**Problem description**
Copy from the first line below down to and including the line with "Y_MIN, Y_MAX = -0.25, 1.792". Skip the pictures.
------------------------------
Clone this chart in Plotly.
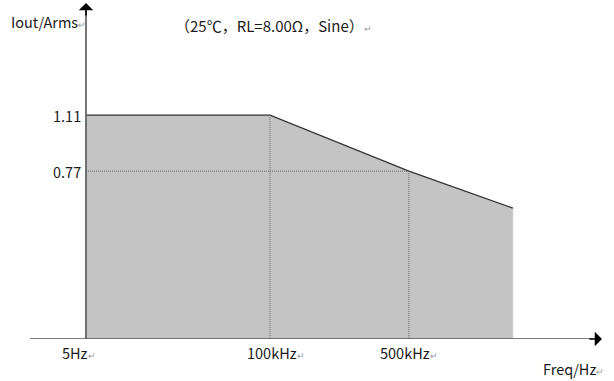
import plotly.graph_objects as go

# ---- data (schematic derating curve) ----
freq_labels = ["5Hz", "100kHz", "500kHz"]
freq_pos = [0.0, 1.0, 1.755]          # schematic (non-linear) positions of the labelled frequencies
curve_x = [0.0, 1.0, 1.755, 2.32]     # breakpoints of the curve (same schematic units)
curve_iout = [1.11, 1.11, 0.77, 0.545]
iout_ticks = [1.11, 0.77]
title_text = "（25℃，RL=8.00Ω，Sine）"
x_title = "Freq/Hz"
y_title = "Iout/Arms"

# ---- axis ranges (layout) ----
X_MIN, X_MAX = -0.3043, 2.826
Y_MIN, Y_MAX = -0.25, 1.792

RET = "<span style='font-size:9px;color:#9a9a9a'>↵</span>"
FONT = "Noto Sans CJK SC"
TXT = "#1a1a1a"
AXIS = "#555555"
FS = 14.5

fig = go.Figure()

# shaded area
poly_x = [curve_x[0]] + curve_x + [curve_x[-1], curve_x[0]]
poly_y = [Y_MIN] + curve_iout + [Y_MIN, Y_MIN]
fig.add_trace(go.Scatter(x=poly_x, y=poly_y, fill="toself", fillcolor="#c4c4c4",
                         line=dict(color="#d2d2d2", width=1), mode="lines",
                         hoverinfo="skip", showlegend=False))
# top profile
fig.add_trace(go.Scatter(x=curve_x, y=curve_iout, mode="lines",
                         line=dict(color="#333333", width=1.2),
                         hoverinfo="skip", showlegend=False))

# dotted guide lines
dot = dict(color="#6a6a6a", width=1, dash="1px,1px")
fig.add_trace(go.Scatter(x=[freq_pos[1], freq_pos[1]], y=[curve_iout[1], Y_MIN], mode="lines",
                         line=dot, showlegend=False, hoverinfo="skip"))
fig.add_trace(go.Scatter(x=[freq_pos[2], freq_pos[2]], y=[curve_iout[2], Y_MIN], mode="lines",
                         line=dot, showlegend=False, hoverinfo="skip"))
fig.add_trace(go.Scatter(x=[0, freq_pos[2]], y=[iout_ticks[1], iout_ticks[1]], mode="lines",
                         line=dot, showlegend=False, hoverinfo="skip"))

# axis lines
X_TIP = 2.804
fig.add_trace(go.Scatter(x=[0, 0], y=[Y_MIN, Y_MAX - 0.05], mode="lines",
                         line=dict(color=AXIS, width=1.6), showlegend=False, hoverinfo="skip"))
fig.add_trace(go.Scatter(x=[X_MIN, X_TIP - 0.05], y=[Y_MIN, Y_MIN], mode="lines",
                         line=dict(color=AXIS, width=1.6), showlegend=False, hoverinfo="skip"))

ann = []
# arrowheads (short black arrows at the axis tips)
ann.append(dict(x=0, y=Y_MAX, ax=0, ay=14, xref="x", yref="y",
                text="", showarrow=True, arrowhead=1, arrowsize=1.5, arrowwidth=1.6,
                arrowcolor="#000000", standoff=0))
ann.append(dict(x=X_TIP, y=Y_MIN, ax=-14, ay=0, xref="x", yref="y",
                text="", showarrow=True, arrowhead=1, arrowsize=1.5, arrowwidth=1.6,
                arrowcolor="#000000", standoff=0))

# y tick labels
for v in iout_ticks:
    ann.append(dict(x=0, y=v, xref="x", yref="y", text=f"{v:.2f}", showarrow=False,
                    xanchor="right", xshift=-3, font=dict(family=FONT, size=FS, color=TXT)))

# x tick labels
x_shift = [-7, 6, 0]
for lab, p, s in zip(freq_labels, freq_pos, x_shift):
    ann.append(dict(x=p, y=Y_MIN, xref="x", yref="y", text=lab + RET, showarrow=False,
                    xanchor="center", yanchor="top", xshift=s, yshift=-1,
                    font=dict(family=FONT, size=FS, color=TXT)))

# axis titles and condition text
ann.append(dict(x=X_MAX, y=Y_MIN, xref="x", yref="y", text=x_title + RET, showarrow=False,
                xanchor="right", yanchor="top", yshift=-17, font=dict(family=FONT, size=FS, color=TXT)))
ann.append(dict(x=0, y=Y_MAX, xref="x", yref="y", text=y_title + RET, showarrow=False,
                xanchor="right", yanchor="middle", xshift=2, yshift=-18,
                font=dict(family=FONT, size=FS, color=TXT)))
ann.append(dict(x=0.52, y=Y_MAX, xref="x", yref="y", text=title_text + RET, showarrow=False,
                xanchor="left", yanchor="middle", xshift=-9, yshift=-22,
                font=dict(family=FONT, size=15, color=TXT)))

fig.update_layout(
    width=614, height=381,
    margin=dict(l=30, r=8, t=3, b=42),
    paper_bgcolor="white", plot_bgcolor="white",
    xaxis=dict(range=[X_MIN, X_MAX], showgrid=False, zeroline=False, showticklabels=False,
               showline=False, ticks="", fixedrange=True),
    yaxis=dict(range=[Y_MIN, Y_MAX], showgrid=False, zeroline=False, showticklabels=False,
               showline=False, ticks="", fixedrange=True),
    annotations=ann,
    showlegend=False,
)

fig.write_html("out.html", post_script="document.body.style.margin='0px';",
               config={"displayModeBar": False})
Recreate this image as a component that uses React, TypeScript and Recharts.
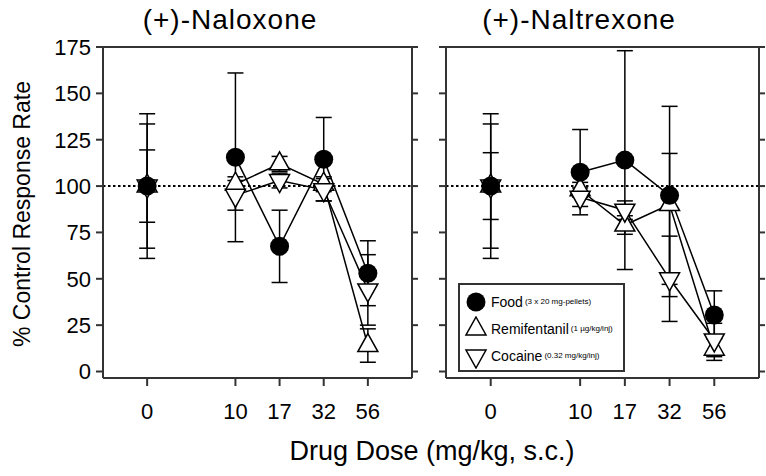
------------------------------
**Full response**
Clone this chart in Plotly.
import plotly.graph_objects as go

# ---- data (schematic derating curve) ----
freq_labels = ["5Hz", "100kHz", "500kHz"]
freq_pos = [0.0, 1.0, 1.755]          # schematic (non-linear) positions of the labelled frequencies
curve_x = [0.0, 1.0, 1.755, 2.32]     # breakpoints of the curve (same schematic units)
curve_iout = [1.11, 1.11, 0.77, 0.545]
iout_ticks = [1.11, 0.77]
title_text = "（25℃，RL=8.00Ω，Sine）"
x_title = "Freq/Hz"
y_title = "Iout/Arms"

# ---- axis ranges (layout) ----
X_MIN, X_MAX = -0.3043, 2.826
Y_MIN, Y_MAX = -0.25, 1.792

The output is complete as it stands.